= What to work on =
Repeat exactly what appears from the opening line of the listing to the line with "473, 491, 497, 500, 500]", inclusive.

= Data excerpt =
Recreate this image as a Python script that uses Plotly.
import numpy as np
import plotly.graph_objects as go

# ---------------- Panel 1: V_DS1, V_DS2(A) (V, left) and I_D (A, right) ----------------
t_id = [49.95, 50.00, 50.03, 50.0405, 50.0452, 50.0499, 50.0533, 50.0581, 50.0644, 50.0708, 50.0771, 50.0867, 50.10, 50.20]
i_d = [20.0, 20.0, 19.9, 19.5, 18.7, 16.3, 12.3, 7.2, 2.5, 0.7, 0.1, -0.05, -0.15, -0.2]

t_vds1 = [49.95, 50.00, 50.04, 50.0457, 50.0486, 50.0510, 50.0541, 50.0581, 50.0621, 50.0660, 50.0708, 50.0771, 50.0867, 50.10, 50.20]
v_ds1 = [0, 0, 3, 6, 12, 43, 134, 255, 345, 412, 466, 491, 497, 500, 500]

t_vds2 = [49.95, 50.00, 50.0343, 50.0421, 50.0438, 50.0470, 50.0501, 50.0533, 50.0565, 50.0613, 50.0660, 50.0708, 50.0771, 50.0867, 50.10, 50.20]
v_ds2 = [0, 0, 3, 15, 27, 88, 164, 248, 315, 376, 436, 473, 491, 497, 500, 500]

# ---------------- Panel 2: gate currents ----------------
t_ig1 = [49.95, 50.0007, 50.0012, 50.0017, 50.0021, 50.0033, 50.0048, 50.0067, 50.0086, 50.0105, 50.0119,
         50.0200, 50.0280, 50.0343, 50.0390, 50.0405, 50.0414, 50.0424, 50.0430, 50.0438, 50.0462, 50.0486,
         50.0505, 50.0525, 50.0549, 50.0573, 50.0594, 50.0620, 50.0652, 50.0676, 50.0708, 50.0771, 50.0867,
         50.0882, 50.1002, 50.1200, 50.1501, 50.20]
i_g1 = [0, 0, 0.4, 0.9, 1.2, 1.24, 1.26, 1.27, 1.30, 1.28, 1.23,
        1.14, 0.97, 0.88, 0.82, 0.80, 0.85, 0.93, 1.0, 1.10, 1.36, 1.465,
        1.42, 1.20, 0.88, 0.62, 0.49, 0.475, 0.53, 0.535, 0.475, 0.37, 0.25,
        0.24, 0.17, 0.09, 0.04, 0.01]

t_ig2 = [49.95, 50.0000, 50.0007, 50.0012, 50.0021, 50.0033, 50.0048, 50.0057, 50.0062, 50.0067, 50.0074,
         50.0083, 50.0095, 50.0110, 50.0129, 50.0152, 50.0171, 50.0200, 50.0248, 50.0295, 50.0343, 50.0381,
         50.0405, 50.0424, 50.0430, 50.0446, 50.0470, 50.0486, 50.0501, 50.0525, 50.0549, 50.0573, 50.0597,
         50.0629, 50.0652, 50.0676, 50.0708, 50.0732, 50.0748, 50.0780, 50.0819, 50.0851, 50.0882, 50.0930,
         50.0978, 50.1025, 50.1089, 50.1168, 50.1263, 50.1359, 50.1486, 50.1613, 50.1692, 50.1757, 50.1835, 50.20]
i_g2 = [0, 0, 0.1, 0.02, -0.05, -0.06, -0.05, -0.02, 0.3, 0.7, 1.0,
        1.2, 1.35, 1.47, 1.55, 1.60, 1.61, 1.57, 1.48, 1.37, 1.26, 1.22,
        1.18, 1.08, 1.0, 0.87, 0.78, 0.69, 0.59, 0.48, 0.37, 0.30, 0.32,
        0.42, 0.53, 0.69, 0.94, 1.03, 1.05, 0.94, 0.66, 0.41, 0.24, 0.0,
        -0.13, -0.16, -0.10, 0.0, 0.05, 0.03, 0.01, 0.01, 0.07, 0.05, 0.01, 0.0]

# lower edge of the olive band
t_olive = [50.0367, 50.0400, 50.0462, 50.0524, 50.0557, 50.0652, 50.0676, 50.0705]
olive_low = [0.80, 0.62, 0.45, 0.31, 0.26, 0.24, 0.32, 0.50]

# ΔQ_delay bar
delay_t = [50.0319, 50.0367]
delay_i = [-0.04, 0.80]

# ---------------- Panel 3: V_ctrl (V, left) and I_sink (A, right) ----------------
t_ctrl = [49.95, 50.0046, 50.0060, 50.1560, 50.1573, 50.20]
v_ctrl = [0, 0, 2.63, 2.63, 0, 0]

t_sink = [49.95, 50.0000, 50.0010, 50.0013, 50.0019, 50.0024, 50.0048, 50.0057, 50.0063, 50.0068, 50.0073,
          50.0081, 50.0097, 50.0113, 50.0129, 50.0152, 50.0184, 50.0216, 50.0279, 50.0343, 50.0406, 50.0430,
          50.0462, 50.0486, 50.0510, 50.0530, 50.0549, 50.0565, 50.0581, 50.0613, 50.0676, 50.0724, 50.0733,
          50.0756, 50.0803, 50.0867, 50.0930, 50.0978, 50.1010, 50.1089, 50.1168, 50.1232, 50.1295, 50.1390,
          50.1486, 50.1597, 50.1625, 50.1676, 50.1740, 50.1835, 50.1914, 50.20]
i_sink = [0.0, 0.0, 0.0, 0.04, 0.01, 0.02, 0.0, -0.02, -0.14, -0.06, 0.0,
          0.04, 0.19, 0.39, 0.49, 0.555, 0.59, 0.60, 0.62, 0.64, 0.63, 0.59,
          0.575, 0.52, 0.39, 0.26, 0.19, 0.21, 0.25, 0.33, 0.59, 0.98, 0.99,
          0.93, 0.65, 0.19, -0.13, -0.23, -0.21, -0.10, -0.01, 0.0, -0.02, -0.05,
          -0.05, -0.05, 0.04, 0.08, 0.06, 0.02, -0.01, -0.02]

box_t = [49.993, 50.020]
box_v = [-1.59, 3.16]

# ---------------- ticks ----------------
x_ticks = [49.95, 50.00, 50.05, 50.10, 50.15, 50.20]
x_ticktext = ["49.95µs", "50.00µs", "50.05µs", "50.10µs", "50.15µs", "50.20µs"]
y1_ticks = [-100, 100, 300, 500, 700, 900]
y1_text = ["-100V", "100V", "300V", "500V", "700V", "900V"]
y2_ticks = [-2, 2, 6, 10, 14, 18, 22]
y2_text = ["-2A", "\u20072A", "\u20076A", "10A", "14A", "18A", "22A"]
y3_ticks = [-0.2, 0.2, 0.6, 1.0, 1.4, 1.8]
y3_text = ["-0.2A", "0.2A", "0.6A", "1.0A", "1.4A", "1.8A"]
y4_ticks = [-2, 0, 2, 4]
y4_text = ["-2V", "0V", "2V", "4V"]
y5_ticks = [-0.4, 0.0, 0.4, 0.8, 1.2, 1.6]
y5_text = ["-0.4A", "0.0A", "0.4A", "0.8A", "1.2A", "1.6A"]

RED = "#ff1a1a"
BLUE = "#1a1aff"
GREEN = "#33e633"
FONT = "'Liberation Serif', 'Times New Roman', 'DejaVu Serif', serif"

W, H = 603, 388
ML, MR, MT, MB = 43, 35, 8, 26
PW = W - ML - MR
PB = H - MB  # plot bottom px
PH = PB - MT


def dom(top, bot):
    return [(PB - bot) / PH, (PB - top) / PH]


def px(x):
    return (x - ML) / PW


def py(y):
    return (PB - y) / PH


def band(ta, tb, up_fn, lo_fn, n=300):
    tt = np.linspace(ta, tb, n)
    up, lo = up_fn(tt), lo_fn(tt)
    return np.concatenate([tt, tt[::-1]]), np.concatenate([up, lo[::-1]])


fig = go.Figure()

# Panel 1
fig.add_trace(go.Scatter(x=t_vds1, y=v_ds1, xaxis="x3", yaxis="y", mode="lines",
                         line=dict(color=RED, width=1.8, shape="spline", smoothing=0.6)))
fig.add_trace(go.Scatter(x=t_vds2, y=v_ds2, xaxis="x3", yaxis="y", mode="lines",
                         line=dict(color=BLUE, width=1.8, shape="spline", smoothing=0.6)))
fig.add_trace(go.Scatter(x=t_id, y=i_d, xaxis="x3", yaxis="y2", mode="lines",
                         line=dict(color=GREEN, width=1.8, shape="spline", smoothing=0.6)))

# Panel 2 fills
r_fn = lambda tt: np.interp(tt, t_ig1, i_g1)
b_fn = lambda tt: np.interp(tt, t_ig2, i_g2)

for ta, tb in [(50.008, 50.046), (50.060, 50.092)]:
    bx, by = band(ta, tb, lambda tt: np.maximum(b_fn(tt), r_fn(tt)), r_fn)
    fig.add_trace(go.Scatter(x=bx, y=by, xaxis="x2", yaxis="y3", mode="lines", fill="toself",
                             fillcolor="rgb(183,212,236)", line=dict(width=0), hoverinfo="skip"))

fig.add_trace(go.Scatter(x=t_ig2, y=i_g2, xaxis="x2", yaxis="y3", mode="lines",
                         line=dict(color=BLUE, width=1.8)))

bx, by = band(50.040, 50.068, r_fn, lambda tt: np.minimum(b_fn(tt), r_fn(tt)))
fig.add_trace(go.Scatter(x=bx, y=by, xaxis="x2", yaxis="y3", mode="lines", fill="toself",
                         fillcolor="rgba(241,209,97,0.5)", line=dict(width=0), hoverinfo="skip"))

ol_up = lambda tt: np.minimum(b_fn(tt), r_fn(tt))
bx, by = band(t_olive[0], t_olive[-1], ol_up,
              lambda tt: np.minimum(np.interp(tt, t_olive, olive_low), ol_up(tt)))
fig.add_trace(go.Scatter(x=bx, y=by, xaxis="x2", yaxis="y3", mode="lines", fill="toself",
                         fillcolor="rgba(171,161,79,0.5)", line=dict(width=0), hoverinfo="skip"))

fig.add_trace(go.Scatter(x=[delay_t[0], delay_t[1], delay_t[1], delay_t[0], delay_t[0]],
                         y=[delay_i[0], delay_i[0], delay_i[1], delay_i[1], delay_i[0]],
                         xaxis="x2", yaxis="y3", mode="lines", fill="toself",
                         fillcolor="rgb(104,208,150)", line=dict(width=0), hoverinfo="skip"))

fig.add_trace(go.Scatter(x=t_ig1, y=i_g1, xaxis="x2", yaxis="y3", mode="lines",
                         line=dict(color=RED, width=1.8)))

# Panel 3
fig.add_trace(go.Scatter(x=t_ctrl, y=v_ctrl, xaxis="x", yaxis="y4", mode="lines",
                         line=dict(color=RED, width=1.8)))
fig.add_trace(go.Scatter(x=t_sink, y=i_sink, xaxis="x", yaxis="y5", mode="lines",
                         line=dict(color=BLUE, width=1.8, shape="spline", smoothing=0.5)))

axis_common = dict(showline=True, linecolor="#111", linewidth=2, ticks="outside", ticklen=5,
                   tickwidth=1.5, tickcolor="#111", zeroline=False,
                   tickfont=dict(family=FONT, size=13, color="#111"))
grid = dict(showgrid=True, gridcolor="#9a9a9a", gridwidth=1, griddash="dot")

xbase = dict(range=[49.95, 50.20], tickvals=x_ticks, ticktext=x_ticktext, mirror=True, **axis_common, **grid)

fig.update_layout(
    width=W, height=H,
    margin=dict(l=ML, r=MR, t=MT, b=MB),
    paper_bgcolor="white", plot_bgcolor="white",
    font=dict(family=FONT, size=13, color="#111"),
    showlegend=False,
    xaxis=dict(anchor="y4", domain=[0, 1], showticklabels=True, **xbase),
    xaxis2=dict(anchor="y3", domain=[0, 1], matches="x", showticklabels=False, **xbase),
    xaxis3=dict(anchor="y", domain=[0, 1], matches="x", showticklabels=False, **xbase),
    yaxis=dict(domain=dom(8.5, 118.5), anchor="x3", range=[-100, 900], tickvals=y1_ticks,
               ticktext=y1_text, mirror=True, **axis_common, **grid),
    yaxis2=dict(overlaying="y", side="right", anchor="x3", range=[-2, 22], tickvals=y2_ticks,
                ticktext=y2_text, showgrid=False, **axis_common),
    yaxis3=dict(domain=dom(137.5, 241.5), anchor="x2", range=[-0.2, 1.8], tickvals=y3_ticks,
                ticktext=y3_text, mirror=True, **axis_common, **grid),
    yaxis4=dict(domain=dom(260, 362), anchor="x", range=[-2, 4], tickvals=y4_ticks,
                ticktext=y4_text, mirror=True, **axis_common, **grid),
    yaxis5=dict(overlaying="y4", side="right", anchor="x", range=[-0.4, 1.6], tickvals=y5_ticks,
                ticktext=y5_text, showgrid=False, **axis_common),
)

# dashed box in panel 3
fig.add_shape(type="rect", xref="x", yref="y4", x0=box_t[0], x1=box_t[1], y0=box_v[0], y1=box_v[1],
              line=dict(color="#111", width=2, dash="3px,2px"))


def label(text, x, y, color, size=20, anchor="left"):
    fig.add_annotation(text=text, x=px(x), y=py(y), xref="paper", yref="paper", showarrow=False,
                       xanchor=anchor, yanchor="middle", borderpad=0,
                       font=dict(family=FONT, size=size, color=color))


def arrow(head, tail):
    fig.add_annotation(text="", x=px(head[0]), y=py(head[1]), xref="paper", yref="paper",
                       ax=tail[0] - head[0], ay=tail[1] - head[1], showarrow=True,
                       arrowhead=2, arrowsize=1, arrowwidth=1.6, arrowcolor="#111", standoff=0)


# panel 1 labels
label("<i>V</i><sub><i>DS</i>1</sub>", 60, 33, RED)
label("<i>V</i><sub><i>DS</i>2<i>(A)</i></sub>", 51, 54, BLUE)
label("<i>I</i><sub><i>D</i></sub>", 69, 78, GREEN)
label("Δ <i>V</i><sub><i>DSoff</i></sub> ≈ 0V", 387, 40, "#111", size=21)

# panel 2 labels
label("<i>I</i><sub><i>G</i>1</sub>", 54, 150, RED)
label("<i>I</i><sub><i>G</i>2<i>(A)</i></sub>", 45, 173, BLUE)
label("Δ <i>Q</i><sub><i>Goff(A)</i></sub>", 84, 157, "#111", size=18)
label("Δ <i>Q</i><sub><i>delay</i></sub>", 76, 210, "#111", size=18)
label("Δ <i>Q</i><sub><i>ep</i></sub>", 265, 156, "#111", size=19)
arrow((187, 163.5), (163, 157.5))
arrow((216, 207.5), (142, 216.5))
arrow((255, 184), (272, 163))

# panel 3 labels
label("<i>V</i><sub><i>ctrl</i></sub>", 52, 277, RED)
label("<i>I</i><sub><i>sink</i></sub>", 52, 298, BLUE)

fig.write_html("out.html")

= Solution for this task =
Recreate this image as a Python script that uses Plotly.
import numpy as np
import plotly.graph_objects as go

# ---------------- Panel 1: V_DS1, V_DS2(A) (V, left) and I_D (A, right) ----------------
t_id = [49.95, 50.00, 50.03, 50.0405, 50.0452, 50.0499, 50.0533, 50.0581, 50.0644, 50.0708, 50.0771, 50.0867, 50.10, 50.20]
i_d = [20.0, 20.0, 19.9, 19.5, 18.7, 16.3, 12.3, 7.2, 2.5, 0.7, 0.1, -0.05, -0.15, -0.2]

t_vds1 = [49.95, 50.00, 50.04, 50.0457, 50.0486, 50.0510, 50.0541, 50.0581, 50.0621, 50.0660, 50.0708, 50.0771, 50.0867, 50.10, 50.20]
v_ds1 = [0, 0, 3, 6, 12, 43, 134, 255, 345, 412, 466, 491, 497, 500, 500]

t_vds2 = [49.95, 50.00, 50.0343, 50.0421, 50.0438, 50.0470, 50.0501, 50.0533, 50.0565, 50.0613, 50.0660, 50.0708, 50.0771, 50.0867, 50.10, 50.20]
v_ds2 = [0, 0, 3, 15, 27, 88, 164, 248, 315, 376, 436, 473, 491, 497, 500, 500]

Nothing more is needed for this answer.